Bagaimana lagi bila aset-aset ekonomi di ibu kota negara yang baru kelak, dipunyai oleh investor yang bukan warga negara Indonesia. Ini super sensitif.
Tentu pemerintah akan mengatakan bahwa investor yang membangun gedung-gedung, tidak memilikinya, tetapi menggunakan sistem BOT (build operate transfer).
Namun sebelum transfer itu terjadi ke negara, kan investor yang menguasainya selama 190 tahun. Artinya, selama masa itu, pemerintah akan menyewa gedung-gedung tersebut. Apakah baju pelampung agenda ini sudah disiapkan?

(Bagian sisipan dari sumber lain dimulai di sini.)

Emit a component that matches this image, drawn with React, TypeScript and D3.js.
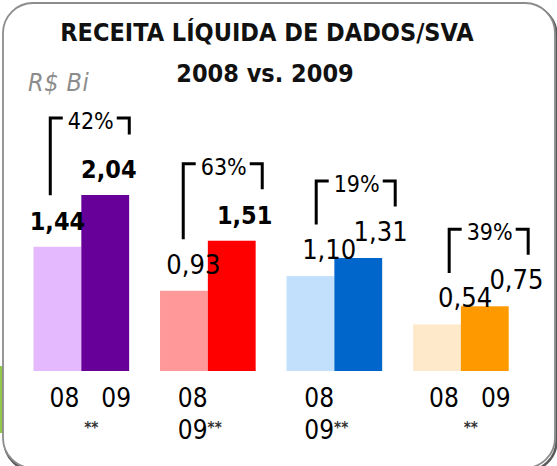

Agenda lainnya, kalkulasi dan rincian anggaran untuk setiap proyek yang hendak dibangun, sebaiknya secara serius dilakukan dan dibuka luas.
Kita dapat pelajaran yang amat berharga dari pembangunan jalur kereta cepat Bandung-Jakarta. Anggaran tiba-tiba dibengkakkan oleh China yang memenangkan tender.
Kita pun semua terkaget-kaget dibuatnya. Bila kita tidak menutupi anggaran yang membengkak itu, maka proyek tersebut pasti mangkrak. Bila kita hendak mengikutinya, uangnya dari mana? Ini yang disebut: maju kena, mundur kena.
Semua itu terjadi karena perencanaan yang tidak matang. Semuanya serba dikebut untuk hasil yang bernama citra dan reputasi. Seolah-olah pemerintah tidak sukses bila tidak membangun mega proyek bangunan, infrastruktur.